Monday 3 August, 2020

Huge waves expose Amerindian burial site in Grenada

Photo via Heritage Research Group Caribbean

Photo via Heritage Research Group Caribbean

An Amerindian burial site in Grenada is in danger of being wiped away by heavy waves at Sauteurs Bay unless action is taken to guard against the negative effects of climate change.  

This week members of Heritage Research Group Caribbean and other volunteers conducted an emergency evacuation of Amerindian skeletal remains which were exposed by pounding waves.  

Dr Jonathan Hanna, an instructor in Anthropology at Pennsylvania State University was among the volunteers at the site.  

He told Loop News the burials have never been exposed before and were untouched for at least 700 years, perhaps some as much as 1500 years.  

“So, we jumped in and did a proper, though every fast excavation with the waves crashing over us the whole time.  

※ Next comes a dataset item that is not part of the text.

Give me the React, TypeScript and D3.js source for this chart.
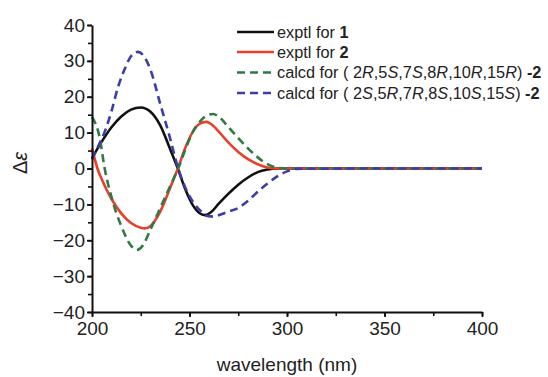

The site will continue to be destroyed as well as the modern community if something is not done soon.  

By May/June it will probably subside as has happened the past two years, but I am hoping the publicity will put pressure to fix the situation before the dry season next year,” said Dr Hanna.  


(Photo via Heritage Research Group Caribbean)


The archaeologist says the site has been known since at least the 70s and the burial since at least 1989.  

He says in 1994, an archaeologist excavated some 18 burials that were falling into the ocean after a sea surge.  

According to data from the 1994 burials, the earliest radiocarbon date was AD 660-800 and those from the burials were clustered between AD 900-1200.  

Those burials were 50 metres from the one which had to be excavated earlier this week.  

Hanna said: “So these things happen in this area from time to time. There are also prehistoric sites washing away or now underwater, but nothing as dramatic as we’re seeing in Sauteurs right now.”  

Dr Hanna says he worked with Grenada’s Ministry of Culture and the Ministry of Environment to convene representatives there in February 2018, with many plans being made but the implementation being too slow.  

He says there are several historic sites in Grenada where burials are also falling into the sea and unless action is taken the trend will continue.  

“It is absolutely climate change and rising sea levels since the 1997 breakwater project just redirected currents that were battering the town. And while single events like this have happened in the past, it has never been a continuous, daily occurrence for such an extended time,” said Dr Hanna.